You can ask the target group and any kind of customers depending on the aspect in question. Functions need to be validated by the target group, but e.g. the readability of the manual guide can be checked by anyone. You need qualitative feedback for the product assurance and you cannot make quantitative decisions due to the limited operation in terms of the customer base. Yet, you should run and monitor the process on your own.

Go-to-market

Preparing the go-to-market (G2M), you use all the information you have from the previous phases. You exploit the acquired knowledge to set everything as perfectly as possible for the smooth launch. You take care of

  • how the customer meets the product, in a physical store or online, or if the product is tangible or a service
  • who uses the product: the user and the decision maker can be different (toys are for the children, but usually the parents buy them)
  • what the context of the product is: where it gets, versions, different sizes or colours needed
  • the fault handling, the user’s manual
  • the product / service name
  • planning the customer journey and so on.

You are developing all the details, so you use whatever is available, target group and any kind of customers, qualitative and quantitative data, and you execute these both on your own and with external help.

Go live

When you go live, you are after all the conceptualising and implementing part. You investigated and checked everything you could. Now you are in the mass production phase, you extend your audience and you open up the doors to a wider range of customers. If you succeed in previous phases, many bigger and smaller elements are already adjusted, so you will probably get less findings and issues. That’s what you aimed for before so that now you don’t have to deal with a ton of parallel problems. Still, mass demand is a bit different. Running everything smoothly at a larger scale can reveal other aspects that need to be taken care of. And more customers with more experiences can result in new issues as well.

So you are collecting the first reactions, you monitor the processes and the performance closely to quickly understand what works and what not. It is called babysitting. You also want to improve your efficiency for which you might play around with different adjustments. You might run A-B tests in which you try solution A and solution B for the same problem to see which results in better outcome.

You execute all of these within the target group, your actual customers. You collect both qualitative and quantitative data and you do so mainly based on your system data that are generated along the entire process. So it is really within your domain.

Lifecycle management

Finally, during the lifecycle management of the product there can be several new issues you have to deal with. As the circumstances change, you might need to adjust one thing or two. And based on the performance you might also want to modify the product features and the underlying processes. You can have measurements on satisfaction and recommendation. Everything is about adaptation.

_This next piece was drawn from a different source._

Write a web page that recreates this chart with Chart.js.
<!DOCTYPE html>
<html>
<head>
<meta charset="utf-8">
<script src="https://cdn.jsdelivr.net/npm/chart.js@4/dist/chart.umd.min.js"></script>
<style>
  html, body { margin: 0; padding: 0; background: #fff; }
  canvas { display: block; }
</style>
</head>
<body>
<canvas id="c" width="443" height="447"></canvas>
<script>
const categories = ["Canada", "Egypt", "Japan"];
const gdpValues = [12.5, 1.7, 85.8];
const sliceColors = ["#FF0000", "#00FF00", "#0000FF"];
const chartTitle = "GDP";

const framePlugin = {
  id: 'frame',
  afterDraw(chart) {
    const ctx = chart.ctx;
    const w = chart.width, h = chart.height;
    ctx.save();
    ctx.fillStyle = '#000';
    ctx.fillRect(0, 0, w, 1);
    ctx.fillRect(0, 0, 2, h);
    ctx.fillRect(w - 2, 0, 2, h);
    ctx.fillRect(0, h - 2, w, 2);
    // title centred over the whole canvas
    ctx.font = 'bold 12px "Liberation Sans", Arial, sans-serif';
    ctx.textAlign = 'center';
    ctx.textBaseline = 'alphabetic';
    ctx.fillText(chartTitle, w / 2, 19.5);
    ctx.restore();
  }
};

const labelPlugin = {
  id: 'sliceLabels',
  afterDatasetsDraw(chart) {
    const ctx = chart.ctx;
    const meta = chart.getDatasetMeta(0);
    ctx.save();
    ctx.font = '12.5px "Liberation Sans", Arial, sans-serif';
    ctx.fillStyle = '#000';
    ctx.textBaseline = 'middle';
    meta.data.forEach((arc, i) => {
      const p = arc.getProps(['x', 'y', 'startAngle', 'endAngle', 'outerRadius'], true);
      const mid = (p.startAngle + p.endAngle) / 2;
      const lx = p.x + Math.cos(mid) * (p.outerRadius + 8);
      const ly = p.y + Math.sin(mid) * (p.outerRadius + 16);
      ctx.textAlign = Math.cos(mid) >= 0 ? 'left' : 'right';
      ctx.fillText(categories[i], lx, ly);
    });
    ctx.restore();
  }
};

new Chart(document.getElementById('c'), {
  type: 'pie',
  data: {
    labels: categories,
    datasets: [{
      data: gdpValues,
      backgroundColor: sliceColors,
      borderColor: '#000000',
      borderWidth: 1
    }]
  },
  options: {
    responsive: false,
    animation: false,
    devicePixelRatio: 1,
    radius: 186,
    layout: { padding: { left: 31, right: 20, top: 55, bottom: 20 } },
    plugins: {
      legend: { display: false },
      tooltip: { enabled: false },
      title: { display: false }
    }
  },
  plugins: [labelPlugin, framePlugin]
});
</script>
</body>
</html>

Here, you are definitely focused on the target group, quantitative data gets dominant and you rely on what you can collect from your systems and employees, also when needed you can involve external help.

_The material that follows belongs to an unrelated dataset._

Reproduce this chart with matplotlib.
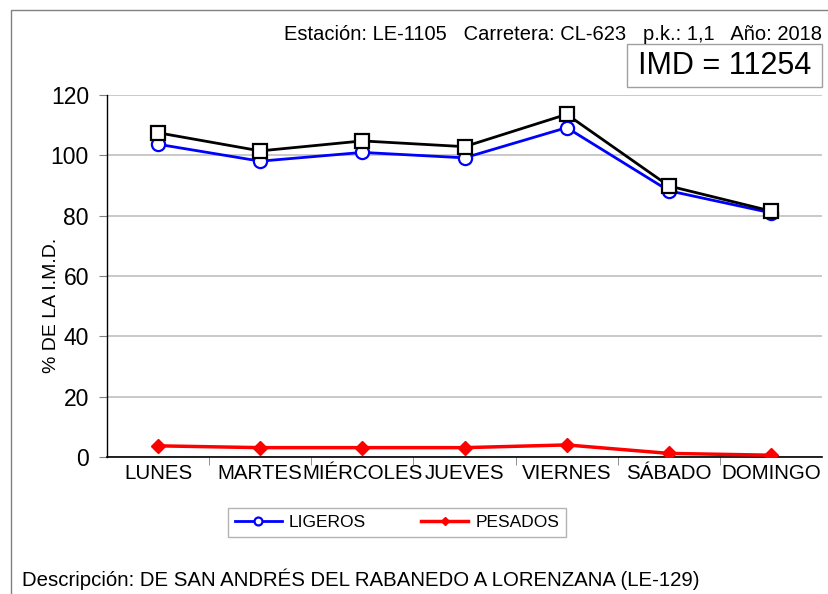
import matplotlib.pyplot as plt
from matplotlib.patches import Rectangle

plt.rcParams['font.family'] = ['Liberation Sans', 'DejaVu Sans']

# Weekly traffic profile (% of the annual daily mean)
dias = ['LUNES', 'MARTES', 'MIÉRCOLES', 'JUEVES', 'VIERNES', 'SÁBADO', 'DOMINGO']
ligeros = [103.6, 98.0, 100.9, 99.1, 109.1, 88.2, 80.9]
pesados = [3.8, 3.2, 3.2, 3.2, 4.1, 1.3, 0.7]
total = [107.4, 101.4, 104.7, 102.8, 113.5, 89.8, 81.5]
yticks = [0, 20, 40, 60, 80, 100, 120]

cabecera = 'Estación: LE-1105   Carretera: CL-623   p.k.: 1,1   Año: 2018'
imd = 'IMD = 11254'
descripcion = 'Descripción: DE SAN ANDRÉS DEL RABANEDO A LORENZANA (LE-129)'

W, H = 829, 594
fig = plt.figure(figsize=(W / 100, H / 100), dpi=100)
ax = fig.add_axes([0.129, 0.2301, 0.8627, 0.6105])

x = range(len(dias))
l1, = ax.plot(x, ligeros, color='#0000ff', lw=2, marker='o', ms=9.5,
              mfc='white', mec='#0000ff', mew=1.6, zorder=3, label='LIGEROS')
l2, = ax.plot(x, pesados, color='#ff0000', lw=2.5, marker='D', ms=7.5,
              mfc='#ff0000', mec='#ff0000', zorder=3, label='PESADOS')
ax.plot(x, total, color='black', lw=2, marker='s', ms=10,
        mfc='white', mec='black', mew=1.6, zorder=4)

ax.set_xlim(-0.5, len(dias) - 0.5)
ax.set_ylim(0, 120)
ax.set_yticks(yticks)
ax.set_xticks(x)
ax.set_xticklabels(dias, fontsize=14.8)
ax.set_xticks([i + 0.5 for i in range(len(dias) - 1)], minor=True)
ax.tick_params(axis='x', which='major', length=0, pad=5)
ax.tick_params(axis='x', which='minor', length=6, color='#808080')
ax.tick_params(axis='y', length=6, color='#808080', labelsize=16.5, pad=7)
ax.yaxis.grid(True, color='#c0c0c0', lw=1.2)
ax.set_axisbelow(True)
for s in ['top', 'right']:
    ax.spines[s].set_visible(False)
ax.spines['left'].set_linewidth(1)
ax.spines['bottom'].set_linewidth(1.2)

# y-axis title sits over the tick labels, as in the original sheet
fig.text(52 / W, 1 - 305 / H, '% DE LA I.M.D.', rotation=90,
         ha='center', va='center', fontsize=14)

leg = fig.legend(handles=[l1, l2], loc='center', bbox_to_anchor=(0.479, 0.12),
                 ncol=2, fontsize=12.5, frameon=True, fancybox=False,
                 edgecolor='#a0a0a0', markerscale=0.6, handlelength=2.7,
                 handletextpad=0.4, columnspacing=3.2, borderpad=0.4)
leg.get_frame().set_linewidth(1)

# outer frame and header texts
fig.patches.append(Rectangle((11 / W, -0.1), 1.2, 1 - 10 / H + 0.1,
                             transform=fig.transFigure, fill=False,
                             edgecolor='#808080', lw=1))
fig.text(0.992, 0.942, cabecera, ha='right', va='center', fontsize=14.5)
fig.patches.append(Rectangle((627 / W, 1 - 87 / H), 195 / W, 43 / H,
                             transform=fig.transFigure, fc='white',
                             edgecolor='#a0a0a0', lw=1))
fig.text(724.5 / W, 1 - 66 / H, imd, ha='center', va='center', fontsize=22)
fig.text(0.027, 0.024, descripcion, ha='left', va='center', fontsize=14.7)

fig.savefig('out.png', dpi=100)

Typical dominance of aspects in different phases of development

Of course, all the above describe a typical situation. Yet, you can have a specific constellation where you need external help due to the nature of the topic even in cases when others can do that on their own. Or you need more quantitative data even in the prototype phase, because of the more technical setup of your product. It is really up to you and your dilemma. All you need is to be conscious about what you want to achieve and how you can do that.

The more mature your product is, the more you rely on the target group and quantitative data. But you can do far more on your own and based on the data in your systems than you would think, so always check what you have in your pocket. You may easily find the keys you’re looking for.